Por essa razão, medida salutar para garantir a blindagem institucional das agências e diluir o risco da captura seria a nomeação, preferencial, de servidores de carreira das próprias agências para os cargos comissionados estratégicos, especialmente aqueles com poder decisório.
Da mesma forma, o risco da captura pode ser diluído pela qualificação dos dirigentes das agências e mediante a utilização dos mecanismos de controle à disposição do Executivo.
Outro instrumento inibidor da captura é a participação popular na tomada de decisões e no controle dos atos das agências. Para que isso ocorra faz-se necessário impor transparência ao processo regulatório, com a divulgação das informações necessárias à participação popular efetiva, bem como fomentar a mobilização social.
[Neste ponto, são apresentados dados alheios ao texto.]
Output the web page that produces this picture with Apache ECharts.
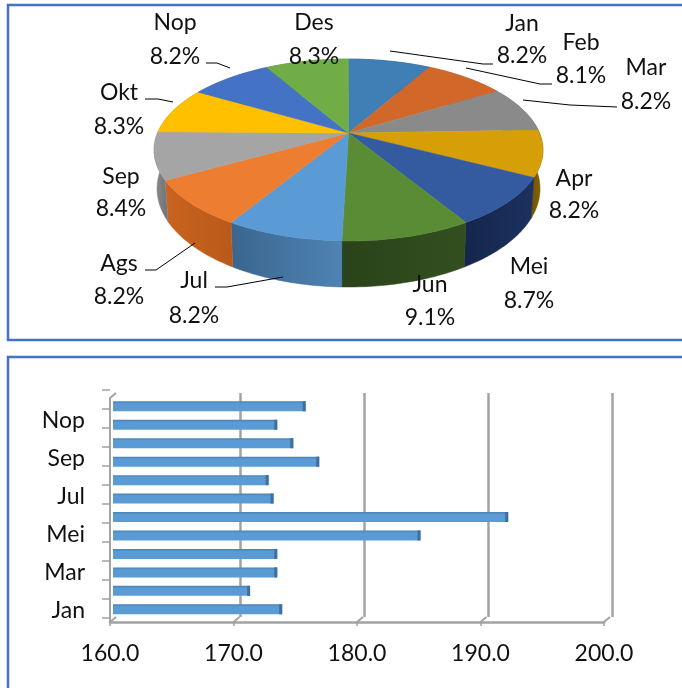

Nesse contexto, o grande desafio enfrentado pelas agências reguladoras está na superação do seu aparente déficit democrático. A possibilidade de que agentes públicos tecnocratas e sem responsabilidade política possam, de forma autônoma em relação aos representantes do povo, decidir questões de enorme relevância social, coloca no centro da discussão a legitimidade desse modelo institucional.
O debate sobre a eficiência e a legitimidade das agências reguladoras brasileiras justifica a institucionalização de mecanismos capazes de garantir a efetivação e o monitoramento dos atos regulatórios; novas formas de implementação da regulação; maior participação social na formulação e no controle de políticas regulatórias; diálogos institucionais entre as agências reguladoras e os Poderes Executivo, Legislativo e Judiciário, além da sociedade civil; e, por fim, a utilização da Análise de Impacto Regulatório (AIR) como forma de garantir maior qualidade à regulação.